As one of the very crucial elements of life, energy has given huge impacts in forming the domestic and international policies of the country, raising the environmental issues, changing the social dimensions, accelerating the economic growth, etc. The study related to energy has focused mainly on finding and establishing the new and efficient ways to produce (convert), store, transport, and utilize the energy. The conventional energy system, coupled with the huge demand of energy due to industrial activities, has resulted in various social, psychological, and environmental problems. Concretely, conventional combustion of fossil energy sources has accelerated the emission of greenhouse gases (GHGs), leading to high concern on climatic issues. In order to tackle down the above problems, several research have been developed, especially related to the way to achieve greener energy systems. Dincer and Zamfirescu [1] have proposed the concept of greenization, which refers to the efforts to greenize the energy systems, including the processes and applications with high sustainability.

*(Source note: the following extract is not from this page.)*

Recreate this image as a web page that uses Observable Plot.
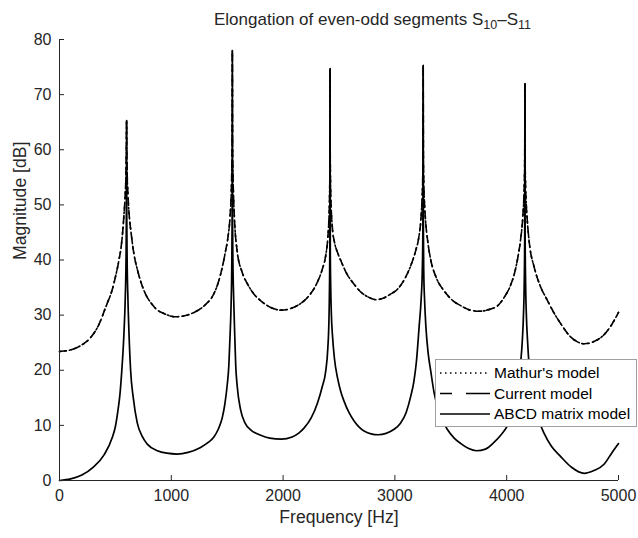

Some academic efforts to clearly analyze the problems also include several theoretical approaches to correlate the theories to their real implications. The intensive correlation of thermodynamics toward sustainable energy systems and environment has been studied by Hammond [2]. In addition, Bejan [3] also used the theory of entropy generation minimization in order to analyze the energy policy. Discussing the energy policy, there is a strong relationship between the exergy destruction and environmental impact. Lower exergy destruction leads to higher energy efficiency of the system; hence, the systems consumes less energy input followed by lower environmental impact, leading to the sustainability of the system.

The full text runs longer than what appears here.